**Material provided**.
════════════════════

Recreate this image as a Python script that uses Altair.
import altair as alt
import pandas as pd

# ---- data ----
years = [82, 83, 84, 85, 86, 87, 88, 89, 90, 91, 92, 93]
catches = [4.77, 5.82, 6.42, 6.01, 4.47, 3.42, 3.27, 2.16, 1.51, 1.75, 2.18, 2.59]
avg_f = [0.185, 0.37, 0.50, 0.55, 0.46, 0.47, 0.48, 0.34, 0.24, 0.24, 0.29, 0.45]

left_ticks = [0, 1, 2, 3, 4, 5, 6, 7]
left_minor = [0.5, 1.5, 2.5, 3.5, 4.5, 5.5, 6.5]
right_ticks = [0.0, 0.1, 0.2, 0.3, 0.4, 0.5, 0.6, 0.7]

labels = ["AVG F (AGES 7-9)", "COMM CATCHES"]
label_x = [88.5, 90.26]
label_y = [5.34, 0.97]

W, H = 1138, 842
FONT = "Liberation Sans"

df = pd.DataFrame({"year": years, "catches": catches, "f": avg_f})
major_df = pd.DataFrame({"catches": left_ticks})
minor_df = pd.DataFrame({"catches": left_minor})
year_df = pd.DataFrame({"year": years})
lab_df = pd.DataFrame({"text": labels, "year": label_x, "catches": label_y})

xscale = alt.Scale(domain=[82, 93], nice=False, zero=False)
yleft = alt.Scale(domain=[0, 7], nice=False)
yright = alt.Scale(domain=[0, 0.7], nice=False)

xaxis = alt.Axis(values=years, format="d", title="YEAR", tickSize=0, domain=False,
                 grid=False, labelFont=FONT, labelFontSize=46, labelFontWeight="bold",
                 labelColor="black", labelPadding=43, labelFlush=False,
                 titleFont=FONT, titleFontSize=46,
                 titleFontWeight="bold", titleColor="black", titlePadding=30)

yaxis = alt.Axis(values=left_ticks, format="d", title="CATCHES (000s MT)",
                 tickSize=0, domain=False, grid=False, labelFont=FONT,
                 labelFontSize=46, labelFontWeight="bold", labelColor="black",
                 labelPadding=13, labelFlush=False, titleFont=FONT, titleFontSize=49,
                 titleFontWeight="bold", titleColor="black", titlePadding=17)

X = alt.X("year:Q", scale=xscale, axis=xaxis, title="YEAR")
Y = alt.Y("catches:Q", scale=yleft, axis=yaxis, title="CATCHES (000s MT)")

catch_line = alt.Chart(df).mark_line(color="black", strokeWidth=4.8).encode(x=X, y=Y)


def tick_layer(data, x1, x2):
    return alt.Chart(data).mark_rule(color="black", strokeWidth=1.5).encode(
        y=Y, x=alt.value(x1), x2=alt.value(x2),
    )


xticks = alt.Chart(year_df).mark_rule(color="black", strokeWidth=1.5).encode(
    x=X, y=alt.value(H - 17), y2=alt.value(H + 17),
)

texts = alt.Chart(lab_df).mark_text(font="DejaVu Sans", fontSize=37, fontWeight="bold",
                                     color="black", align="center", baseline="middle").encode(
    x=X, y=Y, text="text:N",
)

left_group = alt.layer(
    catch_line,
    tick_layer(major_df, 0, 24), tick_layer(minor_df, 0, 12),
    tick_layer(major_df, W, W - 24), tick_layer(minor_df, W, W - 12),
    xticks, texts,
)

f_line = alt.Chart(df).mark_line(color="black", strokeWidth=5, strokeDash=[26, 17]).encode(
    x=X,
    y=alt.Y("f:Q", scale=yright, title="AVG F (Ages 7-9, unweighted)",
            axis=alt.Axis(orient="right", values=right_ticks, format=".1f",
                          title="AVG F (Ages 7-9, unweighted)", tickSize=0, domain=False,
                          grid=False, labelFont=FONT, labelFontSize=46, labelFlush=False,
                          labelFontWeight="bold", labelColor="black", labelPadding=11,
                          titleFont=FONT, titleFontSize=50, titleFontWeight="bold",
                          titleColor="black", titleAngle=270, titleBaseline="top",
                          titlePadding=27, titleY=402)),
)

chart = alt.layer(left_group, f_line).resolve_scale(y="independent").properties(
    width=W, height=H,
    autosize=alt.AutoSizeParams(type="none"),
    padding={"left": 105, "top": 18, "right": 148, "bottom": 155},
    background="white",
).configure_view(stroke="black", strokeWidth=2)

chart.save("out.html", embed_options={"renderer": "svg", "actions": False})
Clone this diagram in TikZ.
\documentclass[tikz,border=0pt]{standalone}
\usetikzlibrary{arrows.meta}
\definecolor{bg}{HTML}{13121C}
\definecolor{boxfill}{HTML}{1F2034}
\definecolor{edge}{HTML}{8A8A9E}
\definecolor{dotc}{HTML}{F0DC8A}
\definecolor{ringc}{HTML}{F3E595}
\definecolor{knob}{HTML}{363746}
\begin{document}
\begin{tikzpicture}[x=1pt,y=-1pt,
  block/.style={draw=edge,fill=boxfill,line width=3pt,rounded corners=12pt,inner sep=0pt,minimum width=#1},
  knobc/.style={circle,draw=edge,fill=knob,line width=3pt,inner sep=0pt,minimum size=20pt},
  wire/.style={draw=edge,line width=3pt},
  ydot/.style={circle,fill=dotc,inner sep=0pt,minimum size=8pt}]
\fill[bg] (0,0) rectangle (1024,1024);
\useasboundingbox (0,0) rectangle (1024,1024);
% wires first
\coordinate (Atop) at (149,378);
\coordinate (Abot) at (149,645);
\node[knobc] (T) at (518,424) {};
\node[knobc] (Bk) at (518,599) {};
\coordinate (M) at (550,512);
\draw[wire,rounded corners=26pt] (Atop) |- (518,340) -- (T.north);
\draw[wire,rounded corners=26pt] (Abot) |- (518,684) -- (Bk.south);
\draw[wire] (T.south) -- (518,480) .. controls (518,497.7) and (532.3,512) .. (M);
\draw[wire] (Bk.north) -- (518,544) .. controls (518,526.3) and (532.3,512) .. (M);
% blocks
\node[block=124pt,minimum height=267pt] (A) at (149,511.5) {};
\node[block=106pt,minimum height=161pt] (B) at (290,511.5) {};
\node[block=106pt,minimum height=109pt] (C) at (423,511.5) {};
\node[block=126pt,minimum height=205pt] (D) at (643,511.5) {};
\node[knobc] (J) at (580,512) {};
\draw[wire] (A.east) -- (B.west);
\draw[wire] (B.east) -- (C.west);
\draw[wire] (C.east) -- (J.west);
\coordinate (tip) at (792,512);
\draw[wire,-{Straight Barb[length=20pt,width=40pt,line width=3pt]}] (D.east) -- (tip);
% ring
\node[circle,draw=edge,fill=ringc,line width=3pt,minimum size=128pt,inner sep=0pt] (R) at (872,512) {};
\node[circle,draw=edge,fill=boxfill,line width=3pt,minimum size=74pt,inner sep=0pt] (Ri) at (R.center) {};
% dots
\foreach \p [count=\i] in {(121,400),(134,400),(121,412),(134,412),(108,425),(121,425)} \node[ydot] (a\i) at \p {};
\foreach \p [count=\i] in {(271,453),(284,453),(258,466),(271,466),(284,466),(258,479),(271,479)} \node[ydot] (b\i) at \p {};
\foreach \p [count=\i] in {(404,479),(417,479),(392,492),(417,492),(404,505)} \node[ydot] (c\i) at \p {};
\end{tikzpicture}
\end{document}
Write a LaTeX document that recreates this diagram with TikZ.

════════════════════

**Directions for this task**.
Return the entries above exactly, each one complete.

**Finished task**.
Recreate this image as a Python script that uses Altair.
import altair as alt
import pandas as pd

# ---- data ----
years = [82, 83, 84, 85, 86, 87, 88, 89, 90, 91, 92, 93]
catches = [4.77, 5.82, 6.42, 6.01, 4.47, 3.42, 3.27, 2.16, 1.51, 1.75, 2.18, 2.59]
avg_f = [0.185, 0.37, 0.50, 0.55, 0.46, 0.47, 0.48, 0.34, 0.24, 0.24, 0.29, 0.45]

left_ticks = [0, 1, 2, 3, 4, 5, 6, 7]
left_minor = [0.5, 1.5, 2.5, 3.5, 4.5, 5.5, 6.5]
right_ticks = [0.0, 0.1, 0.2, 0.3, 0.4, 0.5, 0.6, 0.7]

labels = ["AVG F (AGES 7-9)", "COMM CATCHES"]
label_x = [88.5, 90.26]
label_y = [5.34, 0.97]

W, H = 1138, 842
FONT = "Liberation Sans"

df = pd.DataFrame({"year": years, "catches": catches, "f": avg_f})
major_df = pd.DataFrame({"catches": left_ticks})
minor_df = pd.DataFrame({"catches": left_minor})
year_df = pd.DataFrame({"year": years})
lab_df = pd.DataFrame({"text": labels, "year": label_x, "catches": label_y})

xscale = alt.Scale(domain=[82, 93], nice=False, zero=False)
yleft = alt.Scale(domain=[0, 7], nice=False)
yright = alt.Scale(domain=[0, 0.7], nice=False)

xaxis = alt.Axis(values=years, format="d", title="YEAR", tickSize=0, domain=False,
                 grid=False, labelFont=FONT, labelFontSize=46, labelFontWeight="bold",
                 labelColor="black", labelPadding=43, labelFlush=False,
                 titleFont=FONT, titleFontSize=46,
                 titleFontWeight="bold", titleColor="black", titlePadding=30)

yaxis = alt.Axis(values=left_ticks, format="d", title="CATCHES (000s MT)",
                 tickSize=0, domain=False, grid=False, labelFont=FONT,
                 labelFontSize=46, labelFontWeight="bold", labelColor="black",
                 labelPadding=13, labelFlush=False, titleFont=FONT, titleFontSize=49,
                 titleFontWeight="bold", titleColor="black", titlePadding=17)

X = alt.X("year:Q", scale=xscale, axis=xaxis, title="YEAR")
Y = alt.Y("catches:Q", scale=yleft, axis=yaxis, title="CATCHES (000s MT)")

catch_line = alt.Chart(df).mark_line(color="black", strokeWidth=4.8).encode(x=X, y=Y)


def tick_layer(data, x1, x2):
    return alt.Chart(data).mark_rule(color="black", strokeWidth=1.5).encode(
        y=Y, x=alt.value(x1), x2=alt.value(x2),
    )


xticks = alt.Chart(year_df).mark_rule(color="black", strokeWidth=1.5).encode(
    x=X, y=alt.value(H - 17), y2=alt.value(H + 17),
)

texts = alt.Chart(lab_df).mark_text(font="DejaVu Sans", fontSize=37, fontWeight="bold",
                                     color="black", align="center", baseline="middle").encode(
    x=X, y=Y, text="text:N",
)

left_group = alt.layer(
    catch_line,
    tick_layer(major_df, 0, 24), tick_layer(minor_df, 0, 12),
    tick_layer(major_df, W, W - 24), tick_layer(minor_df, W, W - 12),
    xticks, texts,
)

f_line = alt.Chart(df).mark_line(color="black", strokeWidth=5, strokeDash=[26, 17]).encode(
    x=X,
    y=alt.Y("f:Q", scale=yright, title="AVG F (Ages 7-9, unweighted)",
            axis=alt.Axis(orient="right", values=right_ticks, format=".1f",
                          title="AVG F (Ages 7-9, unweighted)", tickSize=0, domain=False,
                          grid=False, labelFont=FONT, labelFontSize=46, labelFlush=False,
                          labelFontWeight="bold", labelColor="black", labelPadding=11,
                          titleFont=FONT, titleFontSize=50, titleFontWeight="bold",
                          titleColor="black", titleAngle=270, titleBaseline="top",
                          titlePadding=27, titleY=402)),
)

chart = alt.layer(left_group, f_line).resolve_scale(y="independent").properties(
    width=W, height=H,
    autosize=alt.AutoSizeParams(type="none"),
    padding={"left": 105, "top": 18, "right": 148, "bottom": 155},
    background="white",
).configure_view(stroke="black", strokeWidth=2)

chart.save("out.html", embed_options={"renderer": "svg", "actions": False})
Clone this diagram in TikZ.
\documentclass[tikz,border=0pt]{standalone}
\usetikzlibrary{arrows.meta}
\definecolor{bg}{HTML}{13121C}
\definecolor{boxfill}{HTML}{1F2034}
\definecolor{edge}{HTML}{8A8A9E}
\definecolor{dotc}{HTML}{F0DC8A}
\definecolor{ringc}{HTML}{F3E595}
\definecolor{knob}{HTML}{363746}
\begin{document}
\begin{tikzpicture}[x=1pt,y=-1pt,
  block/.style={draw=edge,fill=boxfill,line width=3pt,rounded corners=12pt,inner sep=0pt,minimum width=#1},
  knobc/.style={circle,draw=edge,fill=knob,line width=3pt,inner sep=0pt,minimum size=20pt},
  wire/.style={draw=edge,line width=3pt},
  ydot/.style={circle,fill=dotc,inner sep=0pt,minimum size=8pt}]
\fill[bg] (0,0) rectangle (1024,1024);
\useasboundingbox (0,0) rectangle (1024,1024);
% wires first
\coordinate (Atop) at (149,378);
\coordinate (Abot) at (149,645);
\node[knobc] (T) at (518,424) {};
\node[knobc] (Bk) at (518,599) {};
\coordinate (M) at (550,512);
\draw[wire,rounded corners=26pt] (Atop) |- (518,340) -- (T.north);
\draw[wire,rounded corners=26pt] (Abot) |- (518,684) -- (Bk.south);
\draw[wire] (T.south) -- (518,480) .. controls (518,497.7) and (532.3,512) .. (M);
\draw[wire] (Bk.north) -- (518,544) .. controls (518,526.3) and (532.3,512) .. (M);
% blocks
\node[block=124pt,minimum height=267pt] (A) at (149,511.5) {};
\node[block=106pt,minimum height=161pt] (B) at (290,511.5) {};
\node[block=106pt,minimum height=109pt] (C) at (423,511.5) {};
\node[block=126pt,minimum height=205pt] (D) at (643,511.5) {};
\node[knobc] (J) at (580,512) {};
\draw[wire] (A.east) -- (B.west);
\draw[wire] (B.east) -- (C.west);
\draw[wire] (C.east) -- (J.west);
\coordinate (tip) at (792,512);
\draw[wire,-{Straight Barb[length=20pt,width=40pt,line width=3pt]}] (D.east) -- (tip);
% ring
\node[circle,draw=edge,fill=ringc,line width=3pt,minimum size=128pt,inner sep=0pt] (R) at (872,512) {};
\node[circle,draw=edge,fill=boxfill,line width=3pt,minimum size=74pt,inner sep=0pt] (Ri) at (R.center) {};
% dots
\foreach \p [count=\i] in {(121,400),(134,400),(121,412),(134,412),(108,425),(121,425)} \node[ydot] (a\i) at \p {};
\foreach \p [count=\i] in {(271,453),(284,453),(258,466),(271,466),(284,466),(258,479),(271,479)} \node[ydot] (b\i) at \p {};
\foreach \p [count=\i] in {(404,479),(417,479),(392,492),(417,492),(404,505)} \node[ydot] (c\i) at \p {};
\end{tikzpicture}
\end{document}
Write a LaTeX document that recreates this diagram with TikZ.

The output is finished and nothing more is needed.